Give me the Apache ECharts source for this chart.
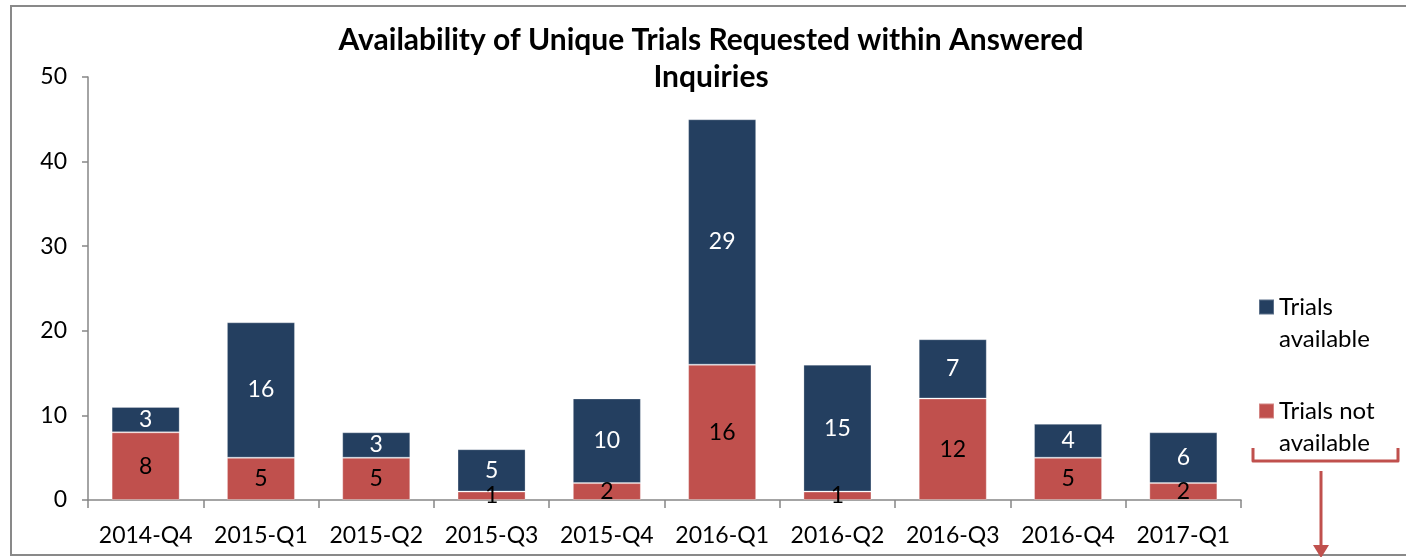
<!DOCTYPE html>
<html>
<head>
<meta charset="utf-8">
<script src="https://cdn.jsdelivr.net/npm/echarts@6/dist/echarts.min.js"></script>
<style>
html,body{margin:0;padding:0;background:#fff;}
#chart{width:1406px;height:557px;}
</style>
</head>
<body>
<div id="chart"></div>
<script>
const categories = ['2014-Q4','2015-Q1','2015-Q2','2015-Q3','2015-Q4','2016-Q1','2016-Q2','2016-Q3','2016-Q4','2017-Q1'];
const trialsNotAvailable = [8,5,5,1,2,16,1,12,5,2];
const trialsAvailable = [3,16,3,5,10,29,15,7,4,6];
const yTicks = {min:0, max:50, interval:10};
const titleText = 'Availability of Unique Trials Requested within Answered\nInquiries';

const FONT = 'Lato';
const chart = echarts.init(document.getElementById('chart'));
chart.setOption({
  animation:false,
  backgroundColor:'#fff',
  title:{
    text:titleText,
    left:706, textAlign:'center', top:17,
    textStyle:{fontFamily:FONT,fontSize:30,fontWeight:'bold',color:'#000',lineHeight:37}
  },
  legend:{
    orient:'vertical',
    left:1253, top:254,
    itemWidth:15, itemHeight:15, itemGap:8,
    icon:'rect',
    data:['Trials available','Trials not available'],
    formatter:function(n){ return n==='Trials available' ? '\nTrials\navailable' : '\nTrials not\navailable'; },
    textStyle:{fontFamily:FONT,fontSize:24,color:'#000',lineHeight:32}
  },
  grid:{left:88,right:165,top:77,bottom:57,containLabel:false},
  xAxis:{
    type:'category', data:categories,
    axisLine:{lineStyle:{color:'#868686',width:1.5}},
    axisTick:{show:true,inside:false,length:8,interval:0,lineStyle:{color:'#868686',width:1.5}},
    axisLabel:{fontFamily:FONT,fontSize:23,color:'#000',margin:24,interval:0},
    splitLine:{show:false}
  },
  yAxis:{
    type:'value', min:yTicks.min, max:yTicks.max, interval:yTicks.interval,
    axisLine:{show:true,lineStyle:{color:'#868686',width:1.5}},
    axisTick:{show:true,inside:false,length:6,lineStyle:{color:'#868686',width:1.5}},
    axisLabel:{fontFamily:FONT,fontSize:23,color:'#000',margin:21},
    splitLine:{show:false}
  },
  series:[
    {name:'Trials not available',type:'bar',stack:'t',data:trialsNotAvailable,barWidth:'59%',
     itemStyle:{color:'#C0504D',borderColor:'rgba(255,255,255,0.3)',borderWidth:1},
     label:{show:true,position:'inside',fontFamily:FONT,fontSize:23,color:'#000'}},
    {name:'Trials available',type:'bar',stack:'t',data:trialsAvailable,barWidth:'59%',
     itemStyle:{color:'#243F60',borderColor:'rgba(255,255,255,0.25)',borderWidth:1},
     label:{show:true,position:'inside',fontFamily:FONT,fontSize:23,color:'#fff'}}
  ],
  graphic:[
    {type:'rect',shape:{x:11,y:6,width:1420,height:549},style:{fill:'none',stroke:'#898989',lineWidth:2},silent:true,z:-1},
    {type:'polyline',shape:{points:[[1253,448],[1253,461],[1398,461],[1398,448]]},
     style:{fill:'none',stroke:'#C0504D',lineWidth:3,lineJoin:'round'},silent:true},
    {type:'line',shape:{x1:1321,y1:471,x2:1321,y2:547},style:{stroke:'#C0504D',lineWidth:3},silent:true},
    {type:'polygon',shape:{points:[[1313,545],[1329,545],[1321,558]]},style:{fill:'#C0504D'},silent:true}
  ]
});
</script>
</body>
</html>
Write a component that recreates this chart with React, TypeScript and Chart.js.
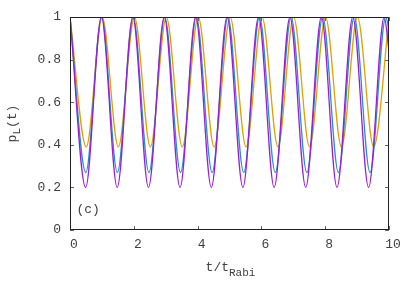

● ● ●

Transcribe each entry above exactly, apart from the pictures.

- **Answer to the problem**:
Give me the Apache ECharts source for this chart.
<!DOCTYPE html>
<html>
<head>
<meta charset="utf-8">
<script src="https://cdn.jsdelivr.net/npm/echarts@6/dist/echarts.min.js"></script>
<style>
html,body{margin:0;padding:0;background:#fff;}
#chart{width:1406px;height:557px;}
</style>
</head>
<body>
<div id="chart"></div>
<script>
const categories = ['2014-Q4','2015-Q1','2015-Q2','2015-Q3','2015-Q4','2016-Q1','2016-Q2','2016-Q3','2016-Q4','2017-Q1'];
const trialsNotAvailable = [8,5,5,1,2,16,1,12,5,2];
const trialsAvailable = [3,16,3,5,10,29,15,7,4,6];
const yTicks = {min:0, max:50, interval:10};
const titleText = 'Availability of Unique Trials Requested within Answered\nInquiries';

const FONT = 'Lato';
const chart = echarts.init(document.getElementById('chart'));
chart.setOption({
  animation:false,
  backgroundColor:'#fff',
  title:{
    text:titleText,
    left:706, textAlign:'center', top:17,
    textStyle:{fontFamily:FONT,fontSize:30,fontWeight:'bold',color:'#000',lineHeight:37}
  },
  legend:{
    orient:'vertical',
    left:1253, top:254,
    itemWidth:15, itemHeight:15, itemGap:8,
    icon:'rect',
    data:['Trials available','Trials not available'],
    formatter:function(n){ return n==='Trials available' ? '\nTrials\navailable' : '\nTrials not\navailable'; },
    textStyle:{fontFamily:FONT,fontSize:24,color:'#000',lineHeight:32}
  },
  grid:{left:88,right:165,top:77,bottom:57,containLabel:false},
  xAxis:{
    type:'category', data:categories,
    axisLine:{lineStyle:{color:'#868686',width:1.5}},
    axisTick:{show:true,inside:false,length:8,interval:0,lineStyle:{color:'#868686',width:1.5}},
    axisLabel:{fontFamily:FONT,fontSize:23,color:'#000',margin:24,interval:0},
    splitLine:{show:false}
  },
  yAxis:{
    type:'value', min:yTicks.min, max:yTicks.max, interval:yTicks.interval,
    axisLine:{show:true,lineStyle:{color:'#868686',width:1.5}},
    axisTick:{show:true,inside:false,length:6,lineStyle:{color:'#868686',width:1.5}},
    axisLabel:{fontFamily:FONT,fontSize:23,color:'#000',margin:21},
    splitLine:{show:false}
  },
  series:[
    {name:'Trials not available',type:'bar',stack:'t',data:trialsNotAvailable,barWidth:'59%',
     itemStyle:{color:'#C0504D',borderColor:'rgba(255,255,255,0.3)',borderWidth:1},
     label:{show:true,position:'inside',fontFamily:FONT,fontSize:23,color:'#000'}},
    {name:'Trials available',type:'bar',stack:'t',data:trialsAvailable,barWidth:'59%',
     itemStyle:{color:'#243F60',borderColor:'rgba(255,255,255,0.25)',borderWidth:1},
     label:{show:true,position:'inside',fontFamily:FONT,fontSize:23,color:'#fff'}}
  ],
  graphic:[
    {type:'rect',shape:{x:11,y:6,width:1420,height:549},style:{fill:'none',stroke:'#898989',lineWidth:2},silent:true,z:-1},
    {type:'polyline',shape:{points:[[1253,448],[1253,461],[1398,461],[1398,448]]},
     style:{fill:'none',stroke:'#C0504D',lineWidth:3,lineJoin:'round'},silent:true},
    {type:'line',shape:{x1:1321,y1:471,x2:1321,y2:547},style:{stroke:'#C0504D',lineWidth:3},silent:true},
    {type:'polygon',shape:{points:[[1313,545],[1329,545],[1321,558]]},style:{fill:'#C0504D'},silent:true}
  ]
});
</script>
</body>
</html>
Write a component that recreates this chart with React, TypeScript and Chart.js.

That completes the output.